_REQUIREMENTS:_
Pull out of the data below the stretch of lines bounded by the one containing "Give me the matplotlib source for this chart." and the one containing "plt.rcParams['font.family'] = ['Noto", both bounds included, unchanged.

Source code of charts
********************

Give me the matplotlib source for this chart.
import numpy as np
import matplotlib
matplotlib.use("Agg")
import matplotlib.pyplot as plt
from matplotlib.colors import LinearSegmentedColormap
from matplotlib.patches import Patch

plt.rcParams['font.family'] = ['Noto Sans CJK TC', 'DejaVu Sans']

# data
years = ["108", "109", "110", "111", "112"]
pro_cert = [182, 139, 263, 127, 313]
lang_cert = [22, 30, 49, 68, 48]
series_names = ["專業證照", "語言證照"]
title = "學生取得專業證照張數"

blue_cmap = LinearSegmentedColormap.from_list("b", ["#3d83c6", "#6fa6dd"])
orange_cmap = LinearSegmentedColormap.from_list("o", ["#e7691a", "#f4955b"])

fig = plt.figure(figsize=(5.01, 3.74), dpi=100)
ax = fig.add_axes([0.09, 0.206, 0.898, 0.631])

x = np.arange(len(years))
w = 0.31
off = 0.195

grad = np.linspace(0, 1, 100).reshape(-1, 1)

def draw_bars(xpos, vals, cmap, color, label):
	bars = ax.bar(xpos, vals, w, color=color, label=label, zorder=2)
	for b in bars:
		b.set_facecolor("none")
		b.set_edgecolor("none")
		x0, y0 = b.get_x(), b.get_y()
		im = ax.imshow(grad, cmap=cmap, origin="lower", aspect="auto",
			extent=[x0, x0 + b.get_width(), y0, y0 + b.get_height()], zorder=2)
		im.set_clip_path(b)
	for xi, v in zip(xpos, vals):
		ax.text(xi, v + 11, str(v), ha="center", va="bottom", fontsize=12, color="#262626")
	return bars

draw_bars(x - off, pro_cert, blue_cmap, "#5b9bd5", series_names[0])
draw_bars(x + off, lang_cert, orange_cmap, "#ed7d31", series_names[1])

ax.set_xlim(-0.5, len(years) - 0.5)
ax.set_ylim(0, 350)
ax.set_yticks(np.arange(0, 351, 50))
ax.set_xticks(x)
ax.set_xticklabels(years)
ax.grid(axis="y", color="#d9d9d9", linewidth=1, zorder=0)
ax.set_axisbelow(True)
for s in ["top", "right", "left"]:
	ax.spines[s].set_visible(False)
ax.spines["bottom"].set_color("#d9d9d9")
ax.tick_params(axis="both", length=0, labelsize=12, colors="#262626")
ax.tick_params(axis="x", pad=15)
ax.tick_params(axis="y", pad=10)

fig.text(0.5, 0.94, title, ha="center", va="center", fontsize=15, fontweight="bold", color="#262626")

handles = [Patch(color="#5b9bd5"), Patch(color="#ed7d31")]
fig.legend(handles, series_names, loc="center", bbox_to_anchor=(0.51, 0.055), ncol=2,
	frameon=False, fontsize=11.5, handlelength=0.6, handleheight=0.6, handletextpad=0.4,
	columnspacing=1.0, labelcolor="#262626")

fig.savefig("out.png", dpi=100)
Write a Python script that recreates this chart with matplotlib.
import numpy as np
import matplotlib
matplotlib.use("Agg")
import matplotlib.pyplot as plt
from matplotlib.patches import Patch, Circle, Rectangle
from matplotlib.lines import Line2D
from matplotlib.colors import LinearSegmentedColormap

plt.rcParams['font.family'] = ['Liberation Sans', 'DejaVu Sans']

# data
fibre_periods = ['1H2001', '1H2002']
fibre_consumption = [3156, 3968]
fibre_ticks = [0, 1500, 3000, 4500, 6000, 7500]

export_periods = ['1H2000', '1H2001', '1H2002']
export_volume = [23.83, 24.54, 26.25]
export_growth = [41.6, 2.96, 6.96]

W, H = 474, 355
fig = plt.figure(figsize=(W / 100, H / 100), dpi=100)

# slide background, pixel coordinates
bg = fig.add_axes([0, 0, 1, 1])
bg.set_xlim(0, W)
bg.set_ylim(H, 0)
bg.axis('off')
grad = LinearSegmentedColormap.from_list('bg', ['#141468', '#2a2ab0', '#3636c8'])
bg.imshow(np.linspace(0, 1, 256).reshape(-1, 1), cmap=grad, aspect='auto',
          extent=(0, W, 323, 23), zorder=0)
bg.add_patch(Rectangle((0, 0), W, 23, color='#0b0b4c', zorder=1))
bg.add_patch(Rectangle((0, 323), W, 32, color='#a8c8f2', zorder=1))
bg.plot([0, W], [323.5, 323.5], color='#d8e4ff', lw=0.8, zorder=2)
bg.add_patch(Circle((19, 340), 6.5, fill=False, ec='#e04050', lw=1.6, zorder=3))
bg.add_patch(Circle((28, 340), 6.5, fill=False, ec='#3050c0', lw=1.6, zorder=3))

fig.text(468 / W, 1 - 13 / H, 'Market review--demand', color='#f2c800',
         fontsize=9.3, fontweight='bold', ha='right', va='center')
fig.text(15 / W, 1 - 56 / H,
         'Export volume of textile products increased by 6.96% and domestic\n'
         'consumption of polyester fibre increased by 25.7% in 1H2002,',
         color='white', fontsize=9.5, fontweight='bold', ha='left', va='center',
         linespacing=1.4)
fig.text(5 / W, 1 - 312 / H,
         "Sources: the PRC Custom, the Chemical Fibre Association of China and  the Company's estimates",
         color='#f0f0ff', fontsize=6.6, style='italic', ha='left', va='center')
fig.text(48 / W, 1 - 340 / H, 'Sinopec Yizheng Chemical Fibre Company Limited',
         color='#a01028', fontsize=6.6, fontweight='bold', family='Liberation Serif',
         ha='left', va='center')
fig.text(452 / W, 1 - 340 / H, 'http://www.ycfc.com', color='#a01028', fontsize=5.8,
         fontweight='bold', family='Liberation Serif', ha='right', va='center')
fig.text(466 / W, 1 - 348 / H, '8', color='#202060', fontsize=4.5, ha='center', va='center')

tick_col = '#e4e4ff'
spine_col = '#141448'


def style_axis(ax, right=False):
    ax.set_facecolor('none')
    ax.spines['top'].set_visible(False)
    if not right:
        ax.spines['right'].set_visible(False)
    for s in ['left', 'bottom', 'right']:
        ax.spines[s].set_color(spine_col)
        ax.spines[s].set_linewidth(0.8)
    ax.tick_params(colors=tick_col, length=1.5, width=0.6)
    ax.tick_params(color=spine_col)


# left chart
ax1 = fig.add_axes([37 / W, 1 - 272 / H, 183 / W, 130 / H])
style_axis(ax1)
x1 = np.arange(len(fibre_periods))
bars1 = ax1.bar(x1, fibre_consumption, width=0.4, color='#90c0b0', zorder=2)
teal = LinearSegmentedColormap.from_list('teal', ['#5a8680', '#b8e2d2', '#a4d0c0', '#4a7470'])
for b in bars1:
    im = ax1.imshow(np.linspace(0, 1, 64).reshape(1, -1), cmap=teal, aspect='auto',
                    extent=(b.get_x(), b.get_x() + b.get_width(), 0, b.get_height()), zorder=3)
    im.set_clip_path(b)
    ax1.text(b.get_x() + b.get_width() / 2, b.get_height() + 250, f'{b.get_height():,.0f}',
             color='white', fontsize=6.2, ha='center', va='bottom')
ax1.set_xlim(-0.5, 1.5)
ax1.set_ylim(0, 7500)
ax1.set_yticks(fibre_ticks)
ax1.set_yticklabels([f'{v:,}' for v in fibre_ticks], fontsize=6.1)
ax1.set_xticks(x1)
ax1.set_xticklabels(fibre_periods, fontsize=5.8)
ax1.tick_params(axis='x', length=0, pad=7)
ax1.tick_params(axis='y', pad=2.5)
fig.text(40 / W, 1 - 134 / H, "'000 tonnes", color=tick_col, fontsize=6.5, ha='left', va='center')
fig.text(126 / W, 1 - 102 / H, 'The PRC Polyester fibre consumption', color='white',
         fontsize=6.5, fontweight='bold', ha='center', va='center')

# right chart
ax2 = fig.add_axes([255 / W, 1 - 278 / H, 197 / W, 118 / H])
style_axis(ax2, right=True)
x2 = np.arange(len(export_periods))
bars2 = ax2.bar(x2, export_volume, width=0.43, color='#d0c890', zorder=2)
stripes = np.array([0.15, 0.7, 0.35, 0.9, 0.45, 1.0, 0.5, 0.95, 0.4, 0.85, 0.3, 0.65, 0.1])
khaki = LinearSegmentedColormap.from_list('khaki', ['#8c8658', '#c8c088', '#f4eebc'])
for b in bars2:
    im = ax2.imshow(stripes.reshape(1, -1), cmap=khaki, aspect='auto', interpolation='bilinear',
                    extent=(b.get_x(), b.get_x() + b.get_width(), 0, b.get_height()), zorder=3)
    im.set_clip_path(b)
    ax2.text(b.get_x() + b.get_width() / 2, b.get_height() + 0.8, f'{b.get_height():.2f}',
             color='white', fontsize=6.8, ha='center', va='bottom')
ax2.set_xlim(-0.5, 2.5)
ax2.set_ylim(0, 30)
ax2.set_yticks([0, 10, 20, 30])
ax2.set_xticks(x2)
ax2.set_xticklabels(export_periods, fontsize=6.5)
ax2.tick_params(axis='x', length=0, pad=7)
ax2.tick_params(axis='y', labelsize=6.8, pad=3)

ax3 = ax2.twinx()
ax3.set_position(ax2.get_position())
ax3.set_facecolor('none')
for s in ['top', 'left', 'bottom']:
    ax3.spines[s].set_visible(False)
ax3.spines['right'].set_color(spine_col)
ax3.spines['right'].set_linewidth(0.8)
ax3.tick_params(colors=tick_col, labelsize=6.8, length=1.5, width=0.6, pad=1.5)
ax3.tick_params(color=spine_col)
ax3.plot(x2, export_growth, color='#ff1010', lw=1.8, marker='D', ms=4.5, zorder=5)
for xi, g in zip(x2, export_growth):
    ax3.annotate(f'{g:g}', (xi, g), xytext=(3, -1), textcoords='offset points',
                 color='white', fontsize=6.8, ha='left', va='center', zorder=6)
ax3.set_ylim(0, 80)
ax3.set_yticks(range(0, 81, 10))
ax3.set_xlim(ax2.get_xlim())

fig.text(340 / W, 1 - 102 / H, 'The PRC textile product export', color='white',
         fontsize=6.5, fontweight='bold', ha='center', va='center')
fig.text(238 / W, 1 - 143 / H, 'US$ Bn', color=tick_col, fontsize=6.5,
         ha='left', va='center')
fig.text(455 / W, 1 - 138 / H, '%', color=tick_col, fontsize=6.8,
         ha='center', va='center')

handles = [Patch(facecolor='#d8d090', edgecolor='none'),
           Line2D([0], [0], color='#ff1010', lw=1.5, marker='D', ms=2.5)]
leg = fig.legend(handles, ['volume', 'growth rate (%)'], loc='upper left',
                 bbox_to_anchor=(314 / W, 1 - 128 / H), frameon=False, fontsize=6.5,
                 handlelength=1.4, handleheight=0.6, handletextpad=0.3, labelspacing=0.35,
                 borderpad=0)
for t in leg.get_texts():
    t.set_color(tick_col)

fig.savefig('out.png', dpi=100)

********************

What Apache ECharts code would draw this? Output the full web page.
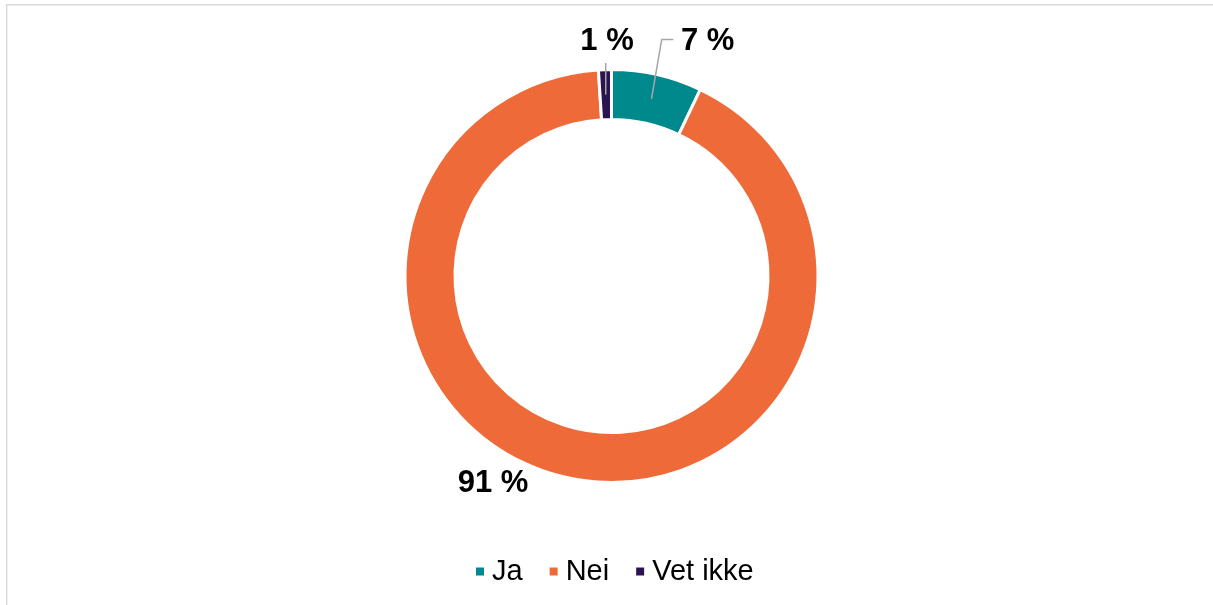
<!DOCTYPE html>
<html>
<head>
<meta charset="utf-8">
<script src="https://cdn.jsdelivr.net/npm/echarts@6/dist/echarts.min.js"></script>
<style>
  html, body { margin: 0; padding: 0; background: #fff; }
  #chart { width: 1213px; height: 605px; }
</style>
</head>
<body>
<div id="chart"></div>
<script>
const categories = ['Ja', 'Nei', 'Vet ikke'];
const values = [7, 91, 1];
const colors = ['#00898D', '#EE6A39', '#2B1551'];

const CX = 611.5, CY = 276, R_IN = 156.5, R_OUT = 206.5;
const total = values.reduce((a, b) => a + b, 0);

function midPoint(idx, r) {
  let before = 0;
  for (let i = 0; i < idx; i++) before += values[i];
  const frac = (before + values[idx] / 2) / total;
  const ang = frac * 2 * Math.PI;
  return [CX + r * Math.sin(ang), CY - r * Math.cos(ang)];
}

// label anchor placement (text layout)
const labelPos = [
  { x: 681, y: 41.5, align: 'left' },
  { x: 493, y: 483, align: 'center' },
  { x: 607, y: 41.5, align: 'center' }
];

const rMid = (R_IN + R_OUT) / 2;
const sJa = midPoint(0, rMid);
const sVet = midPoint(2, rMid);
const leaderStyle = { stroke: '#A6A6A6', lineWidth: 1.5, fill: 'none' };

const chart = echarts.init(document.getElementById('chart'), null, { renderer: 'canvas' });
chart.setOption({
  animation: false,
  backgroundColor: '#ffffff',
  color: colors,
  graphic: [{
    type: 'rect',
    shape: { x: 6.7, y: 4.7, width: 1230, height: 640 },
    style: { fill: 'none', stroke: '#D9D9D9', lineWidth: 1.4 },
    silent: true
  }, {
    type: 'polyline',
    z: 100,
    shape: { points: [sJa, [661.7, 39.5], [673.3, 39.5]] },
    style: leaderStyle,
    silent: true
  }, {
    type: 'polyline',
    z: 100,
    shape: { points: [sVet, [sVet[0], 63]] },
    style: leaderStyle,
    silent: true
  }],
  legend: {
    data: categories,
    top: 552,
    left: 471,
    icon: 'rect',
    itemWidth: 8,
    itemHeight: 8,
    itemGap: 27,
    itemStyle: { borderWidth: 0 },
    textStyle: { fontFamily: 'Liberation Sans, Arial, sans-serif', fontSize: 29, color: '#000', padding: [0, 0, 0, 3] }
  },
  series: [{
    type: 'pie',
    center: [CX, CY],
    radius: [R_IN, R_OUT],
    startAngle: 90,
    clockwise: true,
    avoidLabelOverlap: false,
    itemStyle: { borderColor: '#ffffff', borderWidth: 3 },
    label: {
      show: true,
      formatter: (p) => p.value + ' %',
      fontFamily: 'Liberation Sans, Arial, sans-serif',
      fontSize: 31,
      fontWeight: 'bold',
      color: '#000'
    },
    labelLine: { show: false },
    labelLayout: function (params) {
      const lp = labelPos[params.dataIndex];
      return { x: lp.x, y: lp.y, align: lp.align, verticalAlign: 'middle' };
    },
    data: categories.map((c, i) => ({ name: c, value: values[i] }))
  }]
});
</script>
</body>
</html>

********************

_TASK OUTPUT:_
Give me the matplotlib source for this chart.
import numpy as np
import matplotlib
matplotlib.use("Agg")
import matplotlib.pyplot as plt
from matplotlib.colors import LinearSegmentedColormap
from matplotlib.patches import Patch

plt.rcParams['font.family'] = ['Noto Sans CJK TC', 'DejaVu Sans']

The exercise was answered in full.